Так вот, количество льда там не уменьшается, а, наоборот, увеличивается. Если говорить простым языком, климат будто бы дышит — он то холоднее, то теплее, то холоднее, то теплее. Для того чтобы делать далеко идущие выводы, нужны научные данные за период по крайней мере в 1 тыс. лет. У человечества же пока что есть данные только лет за 100. А это — ничего, просто ничего.
— Что ж, подождём два-три века. Я хочу также обсудить с вами другой вопрос. Поговорим о воде. Согласно протоколу ООН, нехватка воды ожидается к 2030 году. Как вы знаете, этот вопрос уже стоит очень остро — взять, к примеру, Египет и его соседей. Как вы считаете, может ли вода, точнее её нехватка, спровоцировать в будущем крупный конфликт?
— Если коротко — да. Я думаю, может. Я как-то жил в Африке (я ведь бывалый разведчик). Так вот, проблема нехватки пресной воды стоит там чрезвычайно остро уже сейчас. Помимо Африки, чистой питьевой воды не хватает и в других регионах — в Центральной Азии, например, и в ряде других азиатских стран. Россия же — счастливая обладательница огромных запасов чистой пресной воды. Одно только озеро Байкал содержит почти четверть всей пресной воды в мире. Нам очень повезло, что мы обладаем такими объёмами.
— По-вашему, в будущем Россия может стать крупным экспортёром пресной воды?
— Вполне возможно. Мы уже экспортируем байкальскую пресную воду. Она очень дорогая, примерно по $2 за бутылку. Но покупают.
— А можно ли уделить внимание дефициту воды и предупредить конфликты?
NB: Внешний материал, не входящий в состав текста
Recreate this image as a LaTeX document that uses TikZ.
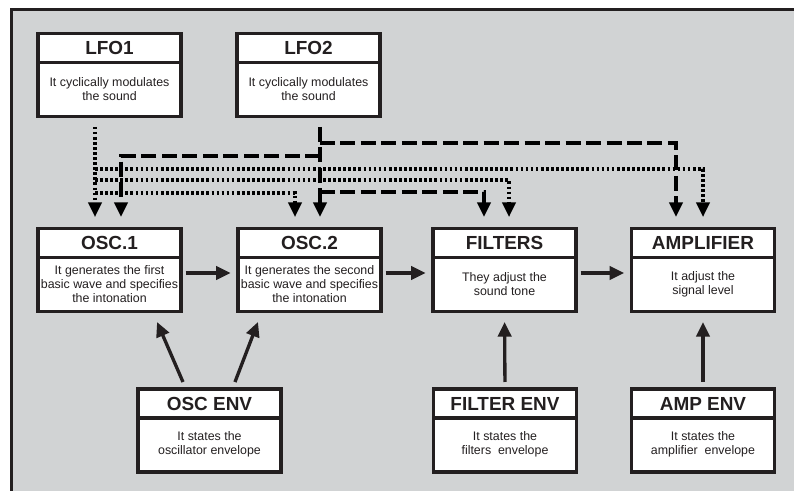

— Во-первых, сейчас ощущается дефицит пресной воды в целом — не только питьевой, но и просто для сельскохозяйственных нужд. Проблема существует уже сейчас, и вы совершенно справедливо упомянули о конфликтах вокруг воды. В мире уже идёт множество таких конфликтов. Россия понимает существующую в мире проблему, и у нас много двусторонних соглашений о так называемых трансграничных реках и озёрах.
Во-вторых, есть новые технологии опреснения солёной, океанской воды — и я в них верю. Я люблю технологический прогресс, и это отчасти вопрос экологический. В будущем году, надеюсь, на Чукотке будет пущена в эксплуатацию первая плавучая атомная электростанция. Главная цель, конечно, получение энергии. Но учёные говорили мне, что плавучая АЭС может также с лёгкостью получать пресную воду из солёной океанской. Это возможно. Для мира это новый ресурс.
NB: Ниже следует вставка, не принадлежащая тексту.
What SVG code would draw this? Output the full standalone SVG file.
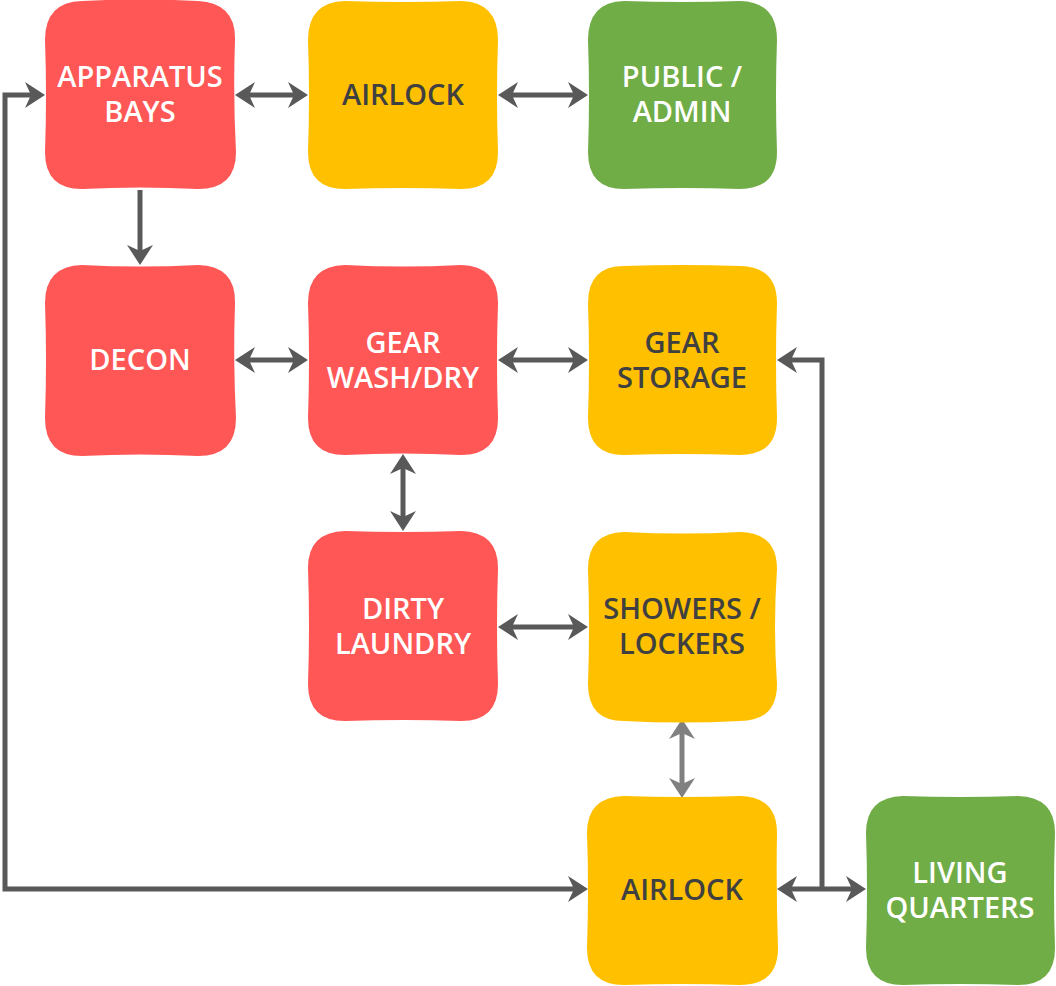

Но если говорить о странах арабского мира, о странах Африки, то вы правы: в свете нехватки пресной воды мир становится всё более непредсказуемым, уже есть конфликты — и, к сожалению, не хочу давать неприятные прогнозы, но мне кажется, что в будущем мы увидим войны из-за пресной воды.
— И на смену нефтепроводам придут водопроводы?
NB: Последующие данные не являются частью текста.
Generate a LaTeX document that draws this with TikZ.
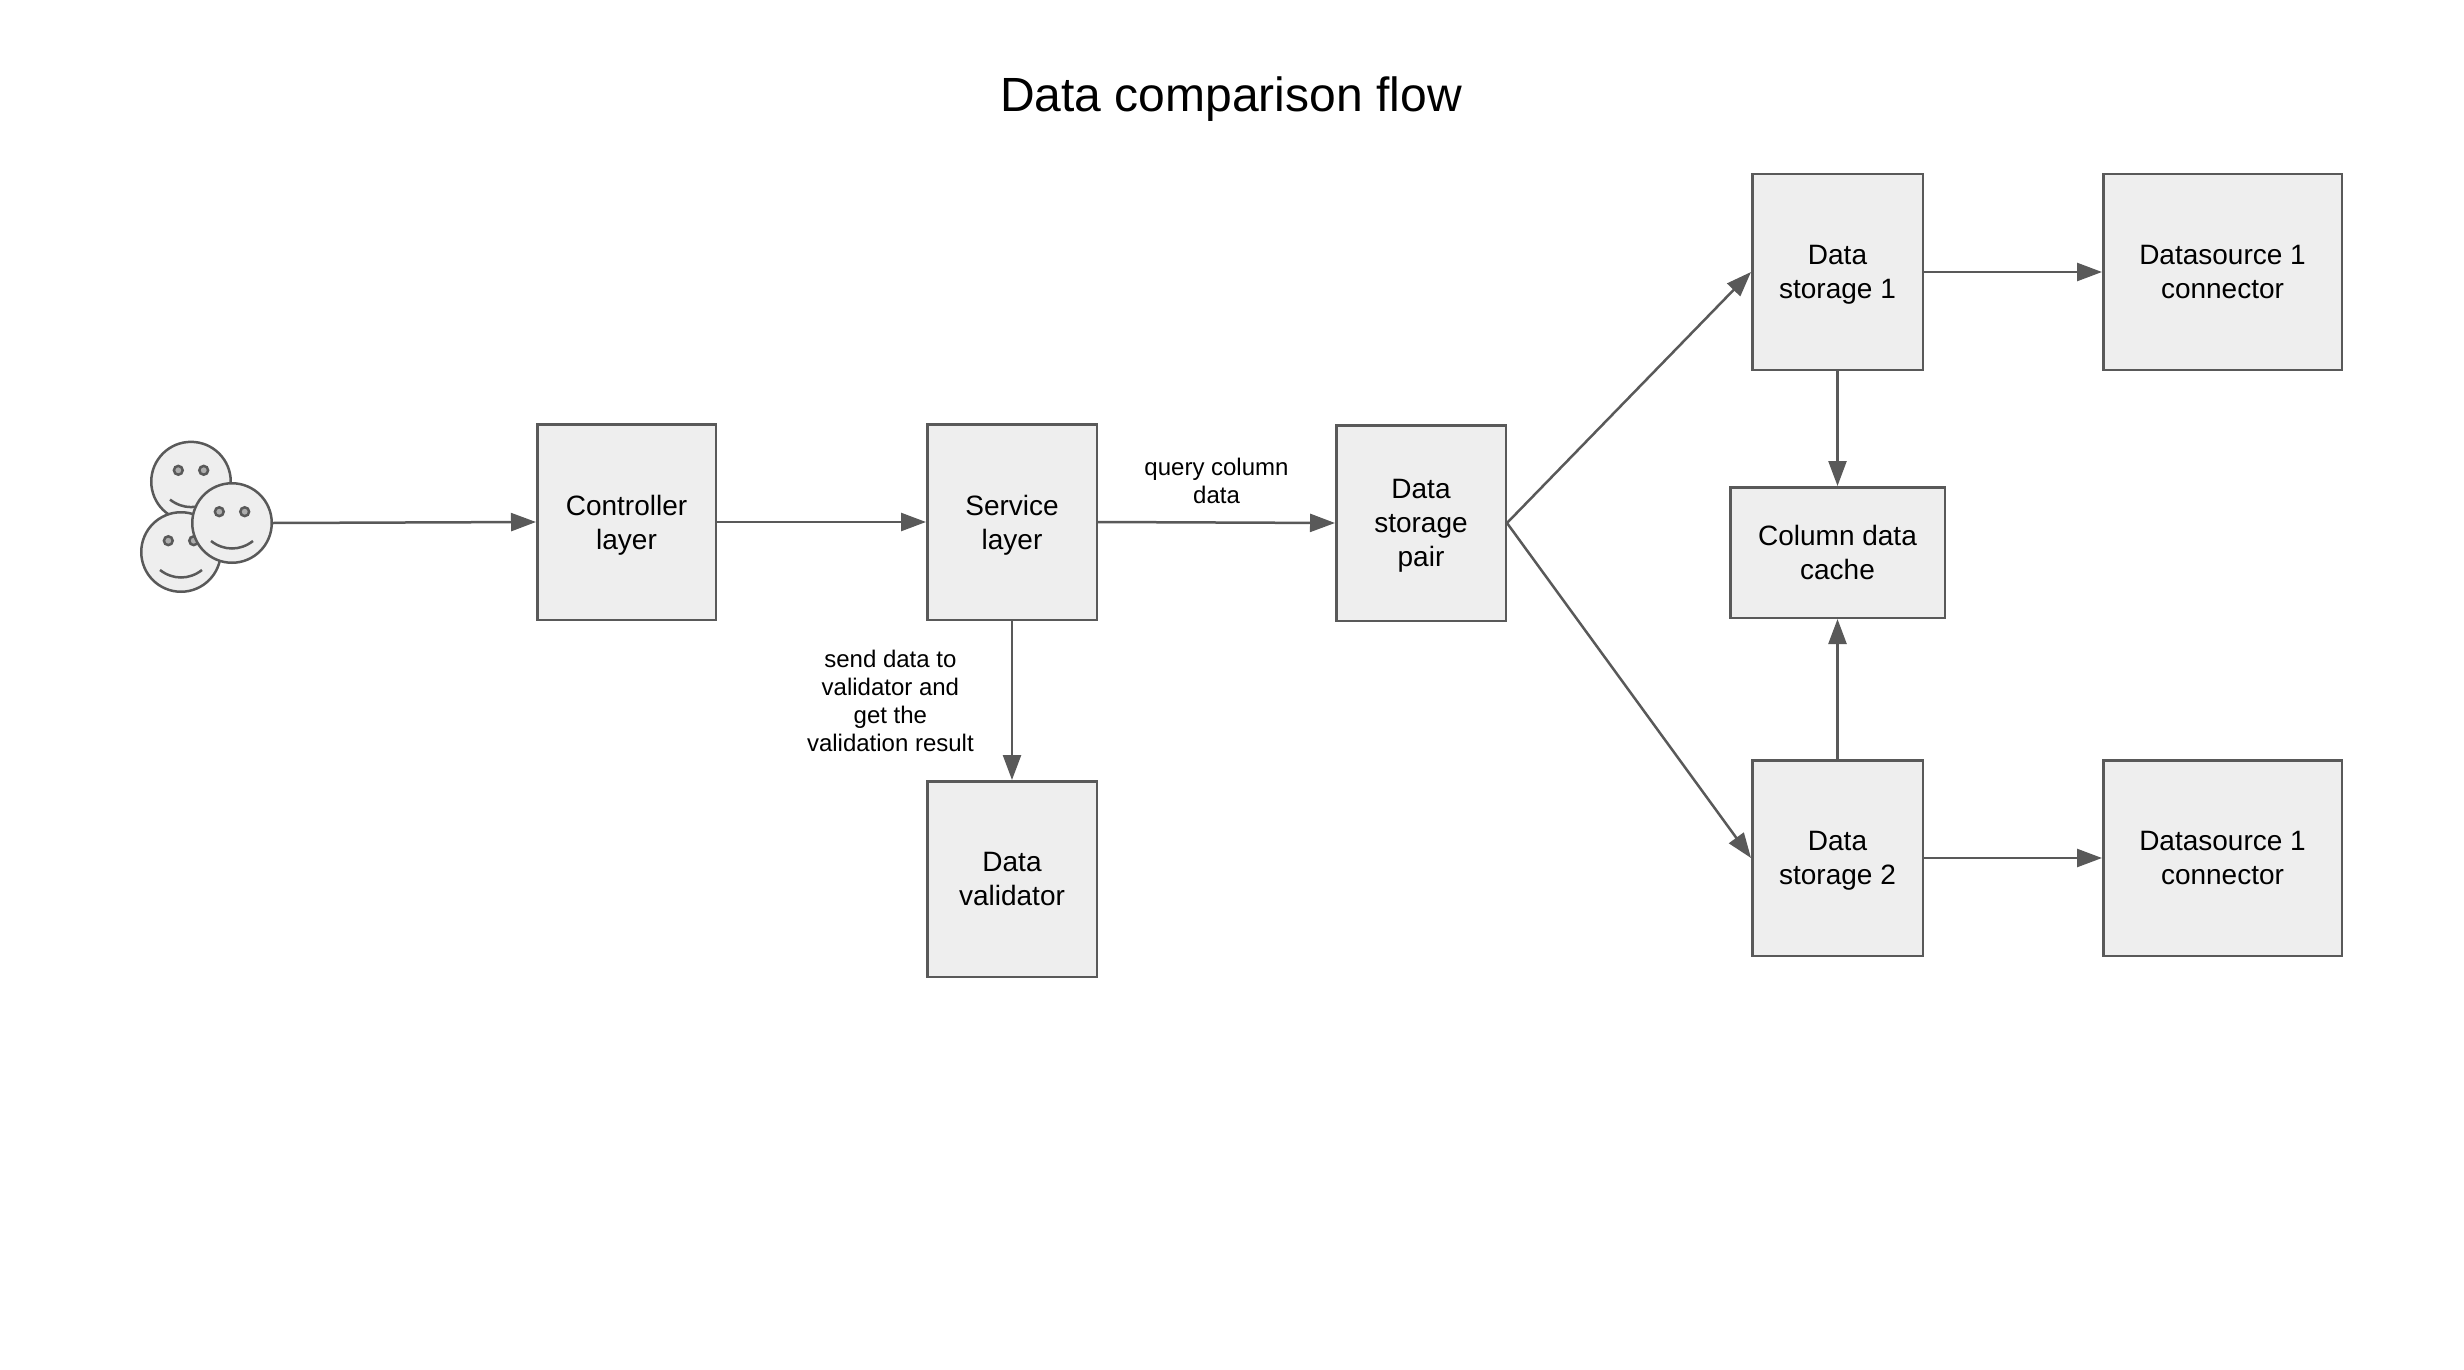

— Некоторые учёные говорят, что в будущем экспорт пресной воды будет приносить России больший доход, чем экспорт нефти и газа.
— Арабские страны уже проявляют интерес к подобной электростанции. Но если учитывать проблемы региона — насколько безопасно ей было бы там находиться? Её, например, могут захватить пираты или, скажем, террористы...
— Вы имеете в виду АЭС?
— …или по ней невзначай может попасть ракета «Томагавк».
— Хотите, раскрою вам государственную тайну?
— Давайте.
— Шучу, конечно. Не такая уж это и тайна. В общем, даже если в самый центр современной атомной электростанции врежется большой самолёт — Boeing 777, — уверяю вас, ничего не произойдёт. То же и с другими современными технологиями. По крайней мере, учёные, которые разрабатывают современные АЭС, письменно, ручаясь своим именем и репутацией, гарантируют, что никакое возможное или мыслимое стихийное бедствие для современных атомных электростанций пятого поколения опасности не представляет. Конечно, если в АЭС попадёт ядерная ракета, это будет катастрофа, но надеюсь, что человечество не выживет окончательно из ума.